Wow, poor you. Everyone is out to get you. Must be exhausting, constantly thwarting legitimate attempts to foil your well-being.
OR — here us out — you just need to calm the fuuuuuckkk down and get some Hanlon’s Razor in your life.
Who the hell is Hanlon, and what is this razor he speaks of?
Long, long ago, companies would publish books full of conventional and ancient wisdom, jokes, memes, urban legends and the like. These books were like Subreddits that you could pick up and flip through while sitting on the toilet at someone else’s house.

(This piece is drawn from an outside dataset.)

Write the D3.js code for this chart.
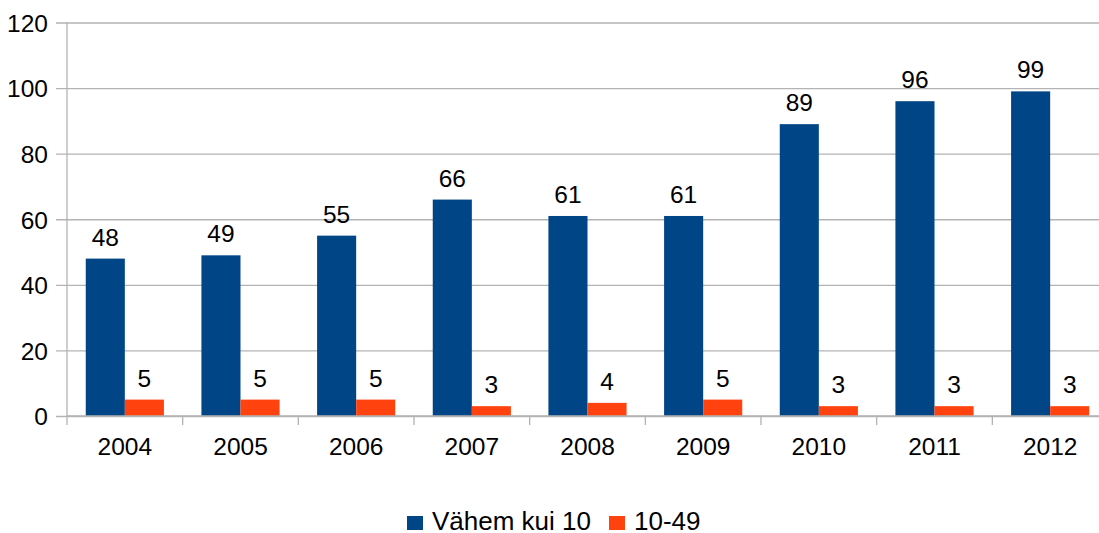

One of these titles was Murphy’s Law Book Two: More Reasons Why Things Go Wrong, a joke book published in 1980 that riffed on Murphy’s Law, which is “anything that can go wrong, will go wrong.” Hanlon is some guy from Pennsylvania who submitted to the book this adage: “Never attribute to malice that which is adequately explained by stupidity.”
Boom. Hanlon from Pennsylvania won some free copies of the book, and his razor was born.
No, this guy didn’t invent the concept. Since the beginning of fuck all, there has existed the conventional wisdom of, “Chill out, they probably didn’t mean to.”
See Exhibit A below.
“No one does wrong willingly.” 399 BC – Socrates
“We find human faces in the moon, armies in the clouds; and by a natural propensity, if not corrected by experience and reflection, ascribe malice and goodwill to everything that hurts or pleases us.” 1757 – David Hume
“Misunderstandings and neglect occasion more mischief in the world than even malice and wickedness.” 1774 – Johann Wolfgang von Goethe
“Let us not attribute to malice and cruelty what may be referred to less criminal motives.” 1812 – Jane West
“There is very little deliberate wickedness in the world. The stupidity of our selfishness gives much the same results indeed, but in the ethical laboratory it shows a different nature.” 1896 – H.G. Wells
“The most dangerous of the three great enemies of reason and knowledge is not malice, but ignorance, or, perhaps, indolence.” 1900 – Ernst Haeckel
“In this world much of what the victims believe to be malice is explicable on the ground of ignorance or incompetence, or a mixture of both.” 1937 – Thomas F. Woodlock
And last but not least, our personal favorite:
“You have attributed conditions to villainy that simply result from stupidity.” 1941 – Robert A. Heinlein
All of these tidy sayings are meant to help you apply the benefit of the doubt you freely give yourself to the actions of others.
We aren’t talking abuse or genocide. We’re talking about feelings, mmmmk?
We typically give ourselves the benefit of the doubt, but not to others. Cut someone off in traffic? You didn’t see them! Sent files late? You forgot! Didn’t invite a friend? You didn’t think they’d want to go!
You aren’t out to get other people, and they ain’t out to get you, John Wick. They’re just stupid. And so are you. We are all just fucking stupid, trying to get through the day with a little bit of joy, and in the process, we misstep. We hurt feelings. We say the wrong things. But for some reason, when other people do it, we don’t give a shit. We’d rather be pissed off.
There is a part of us that loves to feel wronged, to feel rage because anger is more comfortable than hurt. Sometimes, we want an enemy to funnel our negative feelings toward, because we don’t know what to do with them. If we can’t throw them at someone else, who the fuck has to deal with them? How will we assert our point of view, our autonomy, if not with self-righteous anger?
It feels better to scream and speed up than to take a deep breath, turn the music up, and keep driving like a sane person.
It feels better to accuse a colleague of sabotage than to ask for an extension or to ask them point-blank and kindly how you can help obtain the files you need.
It feels better to shit talk, to hack away at your friendships, than to ask to join in after feeling slighted.
All of that feels better in the moment. But fuck the moment! What are we, heathens?!
No, we are adults who understand actions and reactions accumulate to build our reality.
Assuming malice all the time fucks up your brain. You’re wiring yourself to flip your shit every time you feel hurt, annoyed, or frustrated. You’re setting yourself up to be a paranoid old fuck who has no friends and whom children fear.
99% of the time, people don’t mean to. It doesn’t mean you can’t offer corrections; it means approach those corrections with the understanding that not everyone is out to get you.
It’s called grace, motherfuckers. The more you give, the more you’ll get.